If you’ve been following our Instagram feed recently (It’s @balmainandbalmain if you want to find us), you will have noticed that I’ve been posting lots of varied images that showcase the use of reds, yellows, blues, greens and pinks. Working with colours is great fun, but it’s often a subject that can seem daunting — “But I’m just no good with colours…” is a cry we’ve heard more than once when our customers are choosing what fabric to cover furniture with
Here’s a tip: colour isn’t something to be afraid of. Using colour is one of the most exciting elements of any design plan, but you really don’t have to get bogged down about colours not gelling together. They don’t all have to match and you don’t have to restrict yourself to a monotone palette — just because your walls are blue, doesn’t mean the curtains have to be too.
A room evolves with colour – and experimenting with it is part of the joy. Imagine the impact of introducing a bright red footstool or rug in an otherwise pale-hued room. It can give the room a central focus and offset the palette perfectly. While there are no hard and fast rules, it pays to consider the impact of your colour choices before you start with a major design change such as new curtains, paint or wall treatments. What looks good as a sample might not work when it’s scaled up, so don’t underestimate the impact of wallpapers and fabrics with bold pattern repeats.
Thinking of your rooms in a “seasonal” way can often help determine how you decorate — for example, a library, traditionally is an afternoon/evening room, so bringing the outside in with darker autumnal hues and bolder colours such as reds and browns will help envelop you and make it a warm, cosy place to be.
Similarly kitchens and morning rooms are often what you might think of as “spring” or “summer” rooms – they need to be bright, awake, crisp. Whites, yellows, lighter greens and blues often fit the bill.

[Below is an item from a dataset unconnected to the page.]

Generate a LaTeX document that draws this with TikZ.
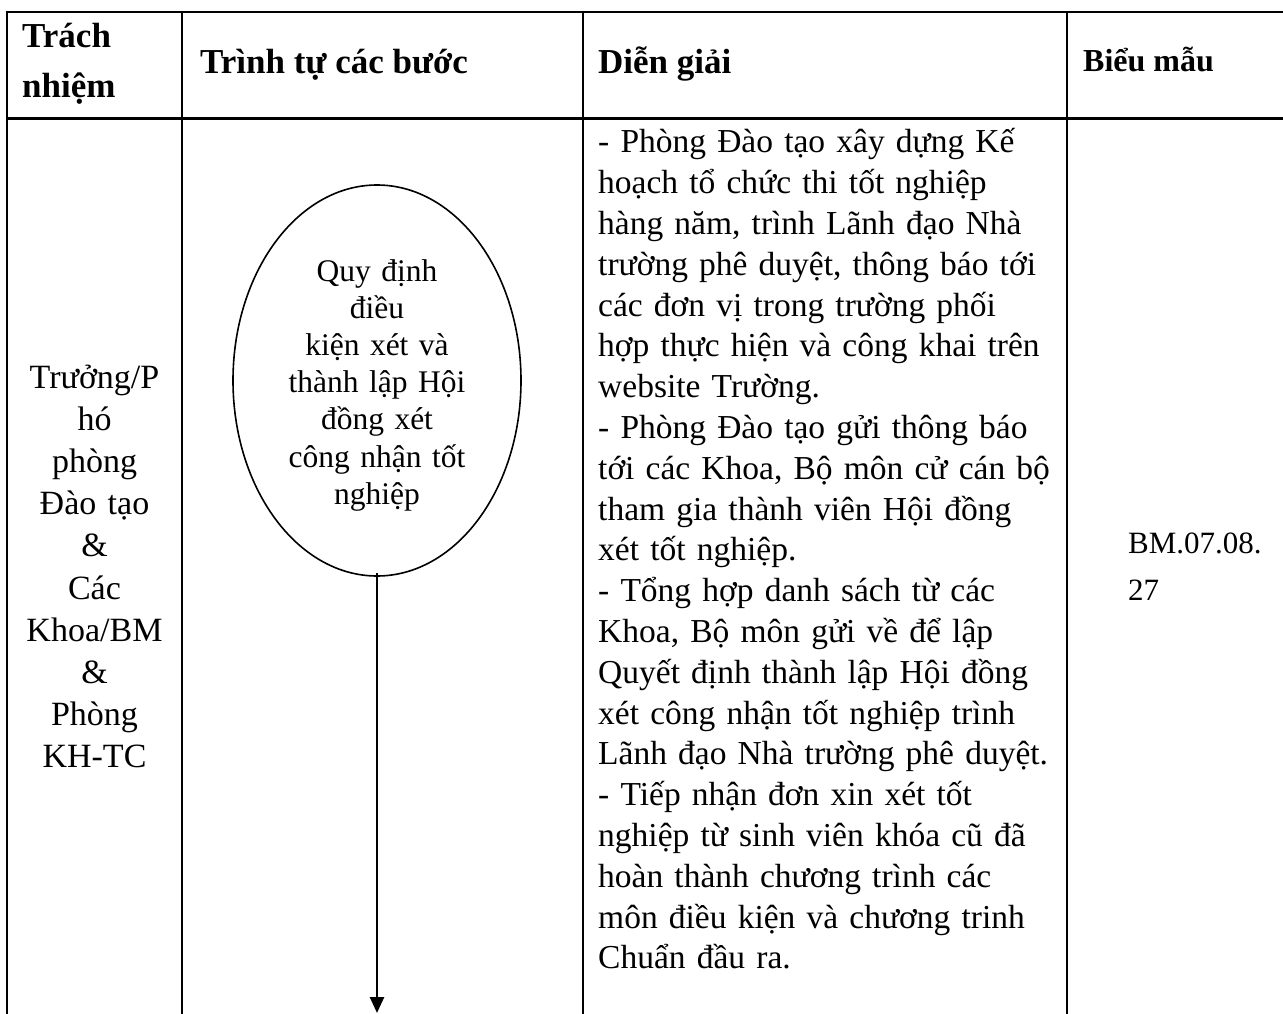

Playing with colour is never a bad thing, but do try to make sure that your colours are complimentary rather than clashing. If you want to spend some time playing around with colours, have a look at a site that many professional graphic designers use — coolors.co. Choose your base colours and their shade, then hit the space bar — instant colour schemes right in front of your eyes. Caution: It’s quite addictive.